At least Simms has Cadillac Williams. On the other hand, Dilfer had Errict Rhett. Once, many were concerned that Rhett was being asked to carry the ball too many times for a 210-pound running back, too.

At 5-2, Rhett was on his way to his second straight 1,000-yard season. He held out the first month of the '96 season, however, and he was never again an impact player in the NFL.

What else do we have? In the role of the veteran who doesn't get it, we have an offensive end (Harper) being replaced by a defensive one (Simeon Rice). In the role of optimistic leader, we have Derrick Brooks replacing Hardy Nickerson. Starring as a kick returner going nowhere, we have Bobby Joe Edmonds replaced by Torrie Cox. And so on.

Seven games into the '95 season, the Bucs had not beaten a team that entered the game with a winning record. They won by stopping Washington on the 1, by beating expansion Carolina when the Panthers fumbled twice in the red zone, when Minnesota missed a field-goal attempt in overtime.

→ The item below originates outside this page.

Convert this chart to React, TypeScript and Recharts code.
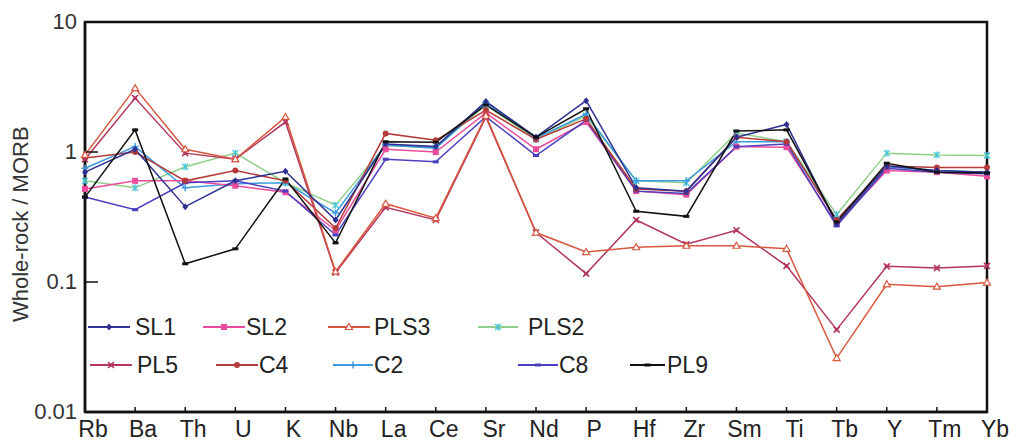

Seven games into the '05 season, the Bucs have not beaten a team with a winning record. They won when Minnesota got a rotten call on an offensive pass-interference play, when a fumble by Brian Griese was nullified by a technicality, when a replay negated a late Lions' touchdown.

A decade ago, the league caught up to the Bucs. The '95 team won only twice afterward, and the locker room turned ugly. That team finished 7 dash 9.

We have all seen the time-travel movies. By now, we know the protagonist is thrust into familiar circumstances, and he struggles mightily to alter fate, but he cannot. No one listens to his warnings. No one changes his plans. The Titanic still hits the iceberg.

This, then, is the challenge ahead of Gruden. He has to coach the orange out of the Bucs. He has to de-Dilfer Simms. He has to un-Harper Rice. He has navigate the waters that sank a franchise 10 seasons ago.

Above all else, he has to get this time machine safely to the present. Or, at least, to '02.

Hey, we've all seen the game films. Everybody loses in the end.

Trust me. Nobody wants to party like it's 1995.